By Edwin Cooney
For as far back as I can remember, political leaders and their followers have indulged themselves in political labeling. Political labeling is a two-edged sword. Even though many take pride being labeled Liberal, Conservative, or even Fascist or Communist, many others are invariably damaged by it.
Even as it's natural for people to seek and find comfort in an acceptable set of ideas proscribed for the common good, few of our personal agendas are compatible or consistent with their fundamental pronouncements. Here are some examples:
A Conservative wants government, especially the federal government, out of the “free marketplace." At the same time, Conservatives demand that government protect business from its most annoying competitors and detractors including organized labor’s potential striking power.
Liberals, on the other hand, even as they demand the socialization of commerce and industry, resist any regulation by government that limits the practice of what they regard as their legitimate civil rights.
Religious believers agree that Congress should make no law affecting the establishment of religion, but would squawk like hell if the government began taxing churches and other religious institutions.
The National Rifle Association, which is heavily peopled by states’ rights advocates, demands federal support to maintain their right under the Constitution to keep and bear arms in support of a free militia. However, the roar they invariably emit over the mere regulation of any gun would make the biggest and baddest lion envious.
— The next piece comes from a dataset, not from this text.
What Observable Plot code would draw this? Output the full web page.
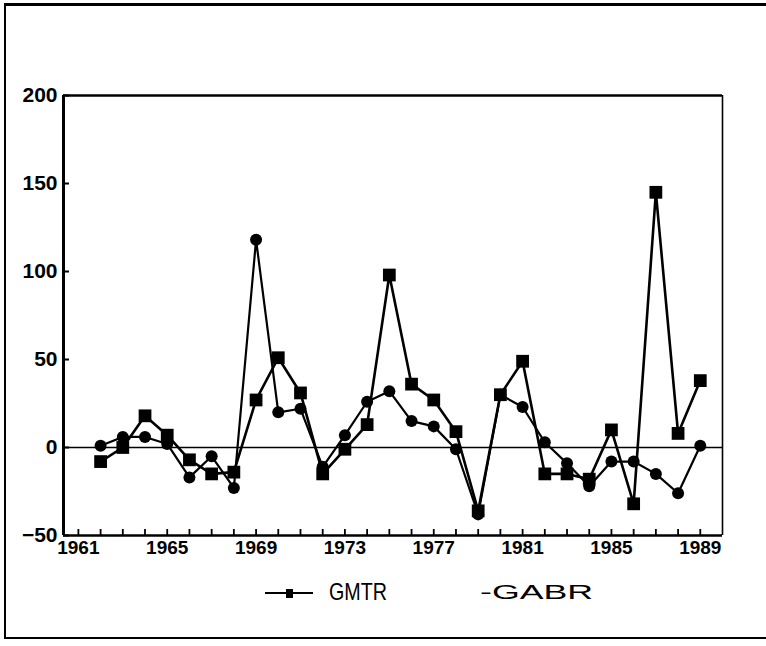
<!DOCTYPE html>
<html>
<head>
<meta charset="utf-8">
<script src="https://cdn.jsdelivr.net/npm/d3@7"></script>
<script src="https://cdn.jsdelivr.net/npm/@observablehq/plot@0.6"></script>
<style>
  html, body { margin: 0; padding: 0; background: #fff; }
  #wrap { position: relative; width: 766px; height: 646px; overflow: hidden; background: #fff; }
  #border { position: absolute; left: 4px; top: 3px; width: 762px; height: 636px;
            border-top: 3px solid #000; border-left: 2px solid #000; border-bottom: 2px solid #000;
            box-sizing: border-box; pointer-events: none; }
  #chart { position: absolute; left: 0; top: 0; }
  .leg { position: absolute; font-family: "Liberation Sans", Arial, sans-serif; color: #000; white-space: nowrap; }
  #legGMTR { left: 329px; top: 578px; font-size: 24px; transform: scaleX(0.82); transform-origin: left center; }
  #legGABR { left: 480px; top: 580px; font-size: 21px; transform: scaleX(1.7); transform-origin: left center; }
  #swatch { position: absolute; left: 265px; top: 587px; }
</style>
</head>
<body>
<div id="wrap">
  <div id="chart"></div>
  <svg id="swatch" width="50" height="12">
    <line x1="0" y1="6" x2="48" y2="6" stroke="#000" stroke-width="2"></line>
    <rect x="21" y="2" width="7" height="9" fill="#000"></rect>
  </svg>
  <div class="leg" id="legGMTR">GMTR</div>
  <div class="leg" id="legGABR">-GABR</div>
  <div id="border"></div>
</div>
<script>
const years = [1962,1963,1964,1965,1966,1967,1968,1969,1970,1971,1972,1973,1974,1975,
               1976,1977,1978,1979,1980,1981,1982,1983,1984,1985,1986,1987,1988,1989];
const gmtr = [-8, 0, 18, 7, -7, -15, -14, 27, 51, 31, -15, -1, 13, 98,
              36, 27, 9, -36, 30, 49, -15, -15, -18, 10, -32, 145, 8, 38];
const gabr = [1, 6, 6, 2, -17, -5, -23, 118, 20, 22, -11, 7, 26, 32,
              15, 12, -1, -38, 30, 23, 3, -9, -22, -8, -8, -15, -26, 1];
const xTickLabels = [1961, 1965, 1969, 1973, 1977, 1981, 1985, 1989];
const xMinorTicks = d3.range(1961, 1990);
const yTicks = [-50, 0, 50, 100, 150, 200];

const gmtrRows = years.map((year, i) => ({year, value: gmtr[i]}));
const gabrRows = years.map((year, i) => ({year, value: gabr[i]}));

const tickFont = {fontFamily: "'Liberation Sans', Arial, sans-serif", fontWeight: "bold"};

const chart = Plot.plot({
  width: 766,
  height: 560,
  marginTop: 95,
  marginBottom: 25,
  marginLeft: 63,
  marginRight: 44,
  x: {domain: [1960.33, 1990], label: null},
  y: {domain: [-50, 200], label: null},
  style: {background: "transparent", color: "#000", fontFamily: "'Liberation Sans', Arial, sans-serif"},
  marks: [
    Plot.ruleY([0], {stroke: "#000", strokeWidth: 1.6}),
    Plot.line(gabrRows, {x: "year", y: "value", stroke: "#000", strokeWidth: 2.2}),
    Plot.line(gmtrRows, {x: "year", y: "value", stroke: "#000", strokeWidth: 2.6}),
    Plot.dot(gabrRows, {x: "year", y: "value", r: 6, fill: "#000", stroke: "none"}),
    Plot.dot(gmtrRows, {x: "year", y: "value", symbol: "square", r: 7.2, fill: "#000", stroke: "none"}),
    Plot.axisY({ticks: yTicks, tickSize: -6, tickFormat: () => "", label: null, strokeWidth: 2}),
    Plot.axisY({ticks: yTicks, tickSize: 0, tickPadding: 6, label: null, fontSize: 21, ...tickFont}),
    Plot.axisX({ticks: xMinorTicks, tickSize: -6, tickFormat: () => "", label: null, strokeWidth: 1.8}),
    Plot.axisX({ticks: xTickLabels, tickSize: 0, tickPadding: 5, label: null, tickFormat: d => String(d), fontSize: 19, ...tickFont}),
    Plot.ruleX([1960.33], {stroke: "#000", strokeWidth: 3}),
    Plot.ruleX([1990], {stroke: "#000", strokeWidth: 1.6}),
    Plot.ruleY([-50], {stroke: "#000", strokeWidth: 2.6}),
    Plot.ruleY([200], {stroke: "#000", strokeWidth: 2.6})
  ]
});
document.getElementById("chart").appendChild(chart);
</script>
</body>
</html>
Back in 1976, both mainstream Republicans and Democrats sought to accommodate one another on the question of the right to abortion. The GOP platform suggested that the right to an abortion ought to be a matter for the states. Democratic candidate Jimmy Carter insisted that he would block the spending of federal funds in support of abortions.
Hence, the constitutionality of abortions versus the morality of abortions poisoned our national dialog. Thus, Americans find themselves today labeled as "pro-life" versus, as some insist, “pro-death” adherents. Additionally, pro-life proponents too often deny poor mothers and fathers the taxpayer money that they need to feed the children that pro-life adherents insist must be born.
In 2023, Americans are increasingly faced with the necessity to unite so that they can creatively indulge each others' needs.
I'm not about to be ashamed that as a liberal Democrat I believe that government is a legitimate tool for the benefit of most people. Nor should a Conservative be ashamed in his or her advocacy of the free market or of their advocacy for states' rights.
As I asserted at the outset, both Conservatives and Liberals ought to shamelessly use government as it meets their lawful and social needs. Remember, social needs are human needs.
In a 1911 speech in Pottawatomie, Kansas, former President Theodore Roosevelt insisted for the first time that human needs are superior to property rights. TR had his critics but no one ever called Teddy a Communist and got away with it — if they so dared!
Political labeling is little more than childlike name calling. Unfortunately, it's as American as baseball, apple pie, or Chevrolet.
Words lack precise power unless they mean something. Political labeling doesn't either inform or accurately describe anyone or any group of people. As for baseball, apple pie and even Chevrolet, they're all a matter of taste.
Few people are academically knowledgeable or consistent in their political labeling. Few have read Karl Marx and, in fact, the onset of World War II proved that too few leaders including Churchill and Roosevelt had read Adolf Hitler's Mein Kampf. Had they done that, there might have been no World War II.
I've made my case. Now, it’s your turn!